VinEco Co., Ltd, an agriculture-focused affiliate of VinGroup, is a prime example of such model. In 2016, the company supplied 30 tons of clean vegetables and fruits per day to domestic market.
This outstanding figure was achieved thanks to great support from global leaders in the field of hi-tech agriculture.
Among VinEco’s partners, Teshuva Agriculture Projects Co., Ltd (Israel) transfers Nutrient Film Technique (NFT)[i]; Netafim Co., Ltd (Israel) implements and supervises the operation of drip irrigation system[ii]; while Kubota Corp (Japan) provides agriculture machinery and equipment to all VinEco farms.
Of course candidates for collaboration are not limited to big corporates. Foreign investors can always team up with small farming units like local companies or even households. An Phu Lacue Co., Ltd (a joint venture between Lacue Co., Ltd from Kawakami village of Japan and An Phu Co., Ltd from Da Lat city of Vietnam) is the shiny demonstration of how a modest initiation can result in great success.
Beginning with just 2 Japanese and 15 Vietnamese farmers in 2014, the company has been consistently producing premium quality lettuce in Da Lat with estimated productivity of 30 tons per hectare.
Its main market is within Vietnam, via distributing channels of reputable supermarkets like AEON, Fivimart, Family Mart, etc.
“increased from 2.6 billion USD to 4.34 billion USD”
Either going with big national corporates or small local companies, foreign investors will surely find a lot of support and favorable conditions.

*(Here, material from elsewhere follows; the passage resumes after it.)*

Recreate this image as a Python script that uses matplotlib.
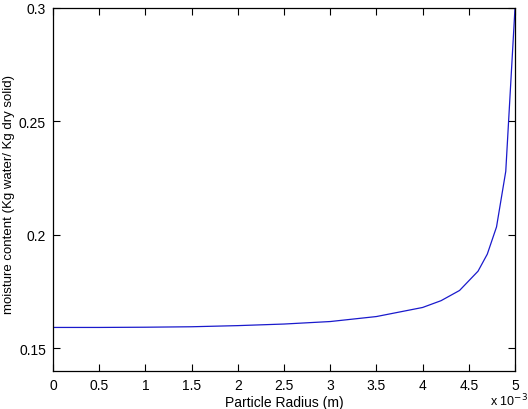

The national program on hi-tech agriculture development (Decision No. 1895/QD-TTg in 2012) states that by 2020, 10 hi-tech agriculture zones will be up and running (currently 6 zones are already active).
In 2017, the State Bank of Vietnam is expected to increase their preferential credit package for hi-tech agriculture enterprises from 2.6 billion USD to 4.34 billion USD. One year earlier, Vietnam National University of Agriculture, to prepare a reliable supply of skillful labor force, sent 600 young Vietnamese to Nagato, Japan for a 7-month on-job-training program called “Discovery of Japanese Agriculture’.
On a different note, there are a few points foreign investors should notice on entering Vietnam’s market. For example, the hi-tech element in ‘hi-tech agriculture’ will be regulated by Law on High Technologies.
Besides, for an enterprise to be officially acknowledged as a ‘hi-tech agriculture enterprise’, it must obtain a certificate stating as such from Ministry of Agriculture and Rural Development.
In conclusion, Vietnam offers a lot of opportunities for foreign investors to do business in the field of hi-tech agriculture. The country also extends its welcome to supplemental imported values like organizational and managerial technique, which are integral to any hi-tech agriculture ecosystem.
[i] Nutrient film technique (NFT) is a hydroponic technique wherein a very shallow stream of water containing all the dissolved nutrients required for plant growth is re-circulated past the bare roots of plants in a watertight gully, also known as channels.
[ii] Drip irrigation is a form of irrigation that saves water and fertilizer by allowing water to drip slowly to the roots of many different plants, either onto the soil surface or directly onto the root zone, through a network of valves, pipes, tubing, and emitters.